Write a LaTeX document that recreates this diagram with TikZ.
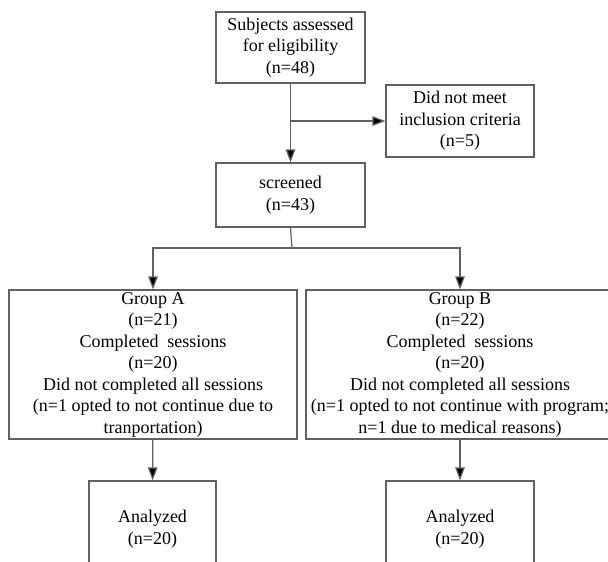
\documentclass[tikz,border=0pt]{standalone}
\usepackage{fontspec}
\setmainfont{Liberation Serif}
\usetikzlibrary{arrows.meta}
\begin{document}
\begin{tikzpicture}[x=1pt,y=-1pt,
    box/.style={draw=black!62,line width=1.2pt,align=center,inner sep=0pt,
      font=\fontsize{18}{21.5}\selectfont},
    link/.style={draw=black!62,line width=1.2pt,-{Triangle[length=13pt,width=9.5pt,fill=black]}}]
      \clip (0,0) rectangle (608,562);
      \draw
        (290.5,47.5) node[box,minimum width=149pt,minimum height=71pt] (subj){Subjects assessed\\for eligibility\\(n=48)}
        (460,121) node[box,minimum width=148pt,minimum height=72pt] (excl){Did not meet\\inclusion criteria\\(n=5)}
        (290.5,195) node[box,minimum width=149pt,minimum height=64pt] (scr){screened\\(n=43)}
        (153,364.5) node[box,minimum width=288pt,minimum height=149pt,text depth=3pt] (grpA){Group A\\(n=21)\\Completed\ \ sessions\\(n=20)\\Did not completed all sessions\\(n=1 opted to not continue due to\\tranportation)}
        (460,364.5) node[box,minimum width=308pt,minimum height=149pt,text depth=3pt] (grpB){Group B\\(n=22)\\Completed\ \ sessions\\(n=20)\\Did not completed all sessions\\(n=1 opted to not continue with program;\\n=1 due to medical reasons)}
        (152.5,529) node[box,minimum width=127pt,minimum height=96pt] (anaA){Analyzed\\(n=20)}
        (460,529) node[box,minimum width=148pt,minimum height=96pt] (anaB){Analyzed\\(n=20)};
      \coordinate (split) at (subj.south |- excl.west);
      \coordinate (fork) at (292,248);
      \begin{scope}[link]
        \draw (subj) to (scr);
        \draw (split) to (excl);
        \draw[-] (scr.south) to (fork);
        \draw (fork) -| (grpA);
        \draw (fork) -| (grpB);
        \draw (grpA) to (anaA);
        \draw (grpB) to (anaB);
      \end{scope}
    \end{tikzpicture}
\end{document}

++++

◆ Set exercise ◆
The data should be printed again unchanged; leave its pictures out.

◆ Solution to this task ◆
Write a LaTeX document that recreates this diagram with TikZ.
\documentclass[tikz,border=0pt]{standalone}
\usepackage{fontspec}
\setmainfont{Liberation Serif}
\usetikzlibrary{arrows.meta}
\begin{document}
\begin{tikzpicture}[x=1pt,y=-1pt,
    box/.style={draw=black!62,line width=1.2pt,align=center,inner sep=0pt,
      font=\fontsize{18}{21.5}\selectfont},
    link/.style={draw=black!62,line width=1.2pt,-{Triangle[length=13pt,width=9.5pt,fill=black]}}]
      \clip (0,0) rectangle (608,562);
      \draw
        (290.5,47.5) node[box,minimum width=149pt,minimum height=71pt] (subj){Subjects assessed\\for eligibility\\(n=48)}
        (460,121) node[box,minimum width=148pt,minimum height=72pt] (excl){Did not meet\\inclusion criteria\\(n=5)}
        (290.5,195) node[box,minimum width=149pt,minimum height=64pt] (scr){screened\\(n=43)}
        (153,364.5) node[box,minimum width=288pt,minimum height=149pt,text depth=3pt] (grpA){Group A\\(n=21)\\Completed\ \ sessions\\(n=20)\\Did not completed all sessions\\(n=1 opted to not continue due to\\tranportation)}
        (460,364.5) node[box,minimum width=308pt,minimum height=149pt,text depth=3pt] (grpB){Group B\\(n=22)\\Completed\ \ sessions\\(n=20)\\Did not completed all sessions\\(n=1 opted to not continue with program;\\n=1 due to medical reasons)}
        (152.5,529) node[box,minimum width=127pt,minimum height=96pt] (anaA){Analyzed\\(n=20)}
        (460,529) node[box,minimum width=148pt,minimum height=96pt] (anaB){Analyzed\\(n=20)};
      \coordinate (split) at (subj.south |- excl.west);
      \coordinate (fork) at (292,248);
      \begin{scope}[link]
        \draw (subj) to (scr);
        \draw (split) to (excl);
        \draw[-] (scr.south) to (fork);
        \draw (fork) -| (grpA);
        \draw (fork) -| (grpB);
        \draw (grpA) to (anaA);
        \draw (grpB) to (anaB);
      \end{scope}
    \end{tikzpicture}
\end{document}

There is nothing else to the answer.